We have an unusual case. We tried to use OTel but what we wanted to trace was not "normal." In the end, we removed that kind of tracing.

This was for a large email platform. We receive billions of API calls to send mail. Any particular call may send out to a thousand recipients. Recipient inboxes may not respond for 3 days, and we let you schedule your send 3 days out. We wanted all traces so any customer could contact us and we could debug their issue. OpenTracing is not good for this problem as it likes smaller time windows and does better with one request to one response and often requires sampling.

We were able to make some choices and were able to instrument a lot of the system. From the instrumentation, we cut out retries, delayed responses, multiplexed requests, and the like. But running this was wildly expensive still, so we started sampling more and more aggressively. It was an upward fight the entire time to implement and get data from the traces. Multiple teams had to work together to connect traces from start to finish across different services and stacks. It didn't help that management would only give us token amounts of time to keep implementing it as other projects would be prioritized.

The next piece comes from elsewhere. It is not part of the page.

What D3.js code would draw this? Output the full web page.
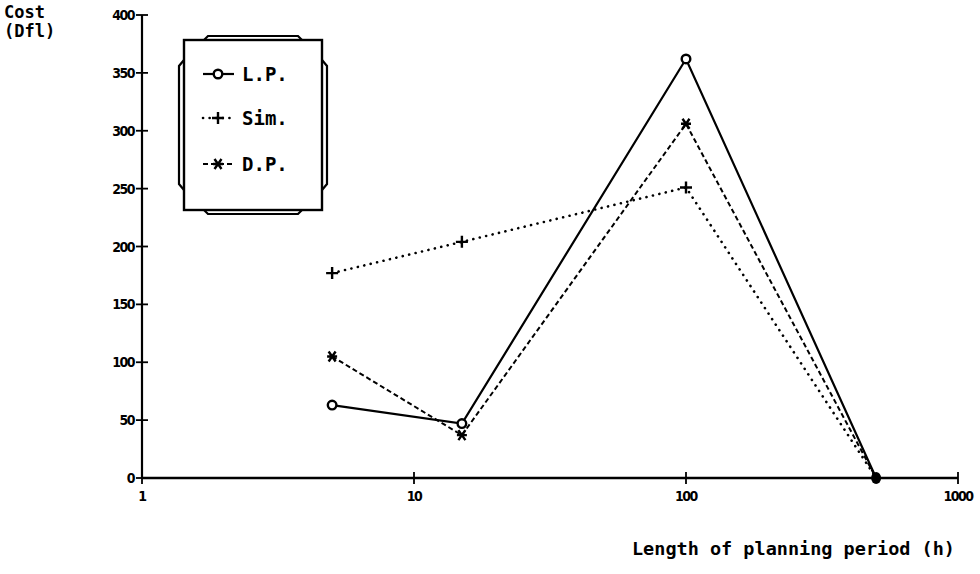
<!DOCTYPE html>
<html>
<head>
<meta charset="utf-8">
<script src="https://cdn.jsdelivr.net/npm/d3@7/dist/d3.min.js"></script>
<style>
  html, body { margin: 0; padding: 0; background: #fff; }
  svg { display: block; }
  .tick-label { font-family: "DejaVu Sans Condensed", "DejaVu Sans", sans-serif; font-weight: bold; font-size: 14px; letter-spacing: -1.5px; fill: #000; }
  .mono { font-family: "DejaVu Sans Mono", monospace; font-weight: bold; fill: #000; }
</style>
</head>
<body>
<svg id="chart" width="980" height="574"></svg>
<script>
// Planning period length (hours) and cost per method
const periods = [5, 15, 100, 500];
const lpCost  = [63, 47, 362, 0];
const simCost = [177, 204, 251, 0];
const dpCost  = [105, 37, 306, 0];

const xTicks = [1, 10, 100, 1000];
const yTicks = [0, 50, 100, 150, 200, 250, 300, 350, 400];

const svg = d3.select("#chart");

const x = d3.scaleLog().domain([1, 1000]).range([142, 958]);
const y = d3.scaleLinear().domain([0, 400]).range([478, 15]);

// Axes
const yAxis = svg.append("g");
yAxis.append("line").attr("x1", x(1)).attr("x2", x(1)).attr("y1", y(400)).attr("y2", y(0))
  .attr("stroke", "#000").attr("stroke-width", 2.2);
yAxis.selectAll("line.t").data(yTicks).enter().append("line").attr("class", "t")
  .attr("x1", d => x(1) - 6).attr("x2", d => x(1) + 6)
  .attr("y1", d => y(d)).attr("y2", d => y(d))
  .attr("stroke", "#000").attr("stroke-width", 1.8);
yAxis.selectAll("text").data(yTicks).enter().append("text").attr("class", "tick-label")
  .attr("x", x(1) - 8).attr("y", d => y(d) + 5).attr("text-anchor", "end").text(d => d);

const xAxis = svg.append("g");
xAxis.append("line").attr("x1", x(1)).attr("x2", x(1000)).attr("y1", y(0)).attr("y2", y(0))
  .attr("stroke", "#000").attr("stroke-width", 2.4);
xAxis.selectAll("line.t").data(xTicks).enter().append("line").attr("class", "t")
  .attr("x1", d => x(d)).attr("x2", d => x(d))
  .attr("y1", y(0) - 6).attr("y2", y(0) + 6)
  .attr("stroke", "#000").attr("stroke-width", 1.8);
xAxis.selectAll("text").data(xTicks).enter().append("text").attr("class", "tick-label")
  .attr("x", d => x(d)).attr("y", y(0) + 23).attr("text-anchor", "middle").text(d => d);

// Axis titles
svg.append("text").attr("class", "mono").attr("x", 4).attr("y", 18).attr("font-size", 17).text("Cost");
svg.append("text").attr("class", "mono").attr("x", 4).attr("y", 37).attr("font-size", 17).text("(Dfl)");
svg.append("text").attr("class", "mono").attr("x", 955).attr("y", 555).attr("font-size", 18.5)
  .attr("text-anchor", "end").text("Length of planning period  (h)");

const line = d3.line().x(d => x(d[0])).y(d => y(d[1]));
const DOTS = "0.1,6.5";
const series = [
  { name: "L.P.",  values: lpCost,  dash: null,  width: 2.2, marker: "circle" },
  { name: "Sim.",  values: simCost, dash: DOTS,  width: 2.6, marker: "plus" },
  { name: "D.P.",  values: dpCost,  dash: "5,3", width: 2.0, marker: "star" }
];

function drawMarker(g, type, cx, cy) {
  if (type === "circle") {
    g.append("circle").attr("cx", cx).attr("cy", cy).attr("r", 4.3)
      .attr("fill", "#fff").attr("stroke", "#000").attr("stroke-width", 2.4);
  } else if (type === "plus") {
    g.append("path").attr("d", `M${cx-6},${cy}H${cx+6}M${cx},${cy-6}V${cy+6}`)
      .attr("stroke", "#000").attr("stroke-width", 2.4);
  } else {
    g.append("path").attr("d",
      `M${cx-5},${cy}H${cx+5}M${cx-3.5},${cy-5}L${cx+3.5},${cy+5}M${cx+3.5},${cy-5}L${cx-3.5},${cy+5}`)
      .attr("stroke", "#000").attr("stroke-width", 2.4);
  }
}

series.forEach(s => {
  const pts = periods.map((p, i) => [p, s.values[i]]);
  svg.append("path").attr("d", line(pts)).attr("fill", "none").attr("stroke", "#000")
    .attr("stroke-width", s.width).attr("stroke-dasharray", s.dash)
    .attr("stroke-linecap", s.dash === DOTS ? "round" : "butt");
  const g = svg.append("g");
  pts.forEach(p => { if (p[1] > 0) drawMarker(g, s.marker, x(p[0]), y(p[1])); });
});
// Coinciding end point at zero cost
svg.append("ellipse").attr("cx", x(periods[3])).attr("cy", y(0)).attr("rx", 5).attr("ry", 6).attr("fill", "#000");

// Legend with framed border
const lg = svg.append("g");
const L = 184, R = 322, T = 40, B = 210;
lg.append("rect").attr("x", L).attr("y", T).attr("width", R - L).attr("height", B - T)
  .attr("fill", "#fff").attr("stroke", "#000").attr("stroke-width", 2.4);
const frame = [
  `M${L+20},${T} L${L+24},${T-4} H${R-24} L${R-20},${T}`,
  `M${L+20},${B} L${L+24},${B+4} H${R-24} L${R-20},${B}`,
  `M${L},${T+20} L${L-5},${T+26} V${B-26} L${L},${B-20}`,
  `M${R},${T+20} L${R+5},${T+26} V${B-26} L${R},${B-20}`
];
frame.forEach(d => lg.append("path").attr("d", d).attr("fill", "none").attr("stroke", "#000").attr("stroke-width", 2.2));

const legendY = [74, 118, 164];
series.forEach((s, i) => {
  const ly = legendY[i];
  lg.append("line").attr("x1", 203).attr("x2", 234).attr("y1", ly).attr("y2", ly)
    .attr("stroke", "#000").attr("stroke-width", s.width).attr("stroke-dasharray", s.dash)
    .attr("stroke-linecap", s.dash === DOTS ? "round" : "butt");
  drawMarker(lg, s.marker, 218, ly);
  lg.append("text").attr("class", "mono").attr("x", 242).attr("y", ly + 7).attr("font-size", 19).text(s.name);
});
</script>
</body>
</html>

We ended up keeping our older system. Each message has metadata, including a list of times and/or durations of internal actions. This metadata is recorded to our metric systems after we are done handling the request. We don't get cool flamegraphs, interesting relationships exposed, and a whole lot of cool things that OTel can do. But we know what parts of our system cause a bottleneck and when and for who, though sometimes we have to dig to see it.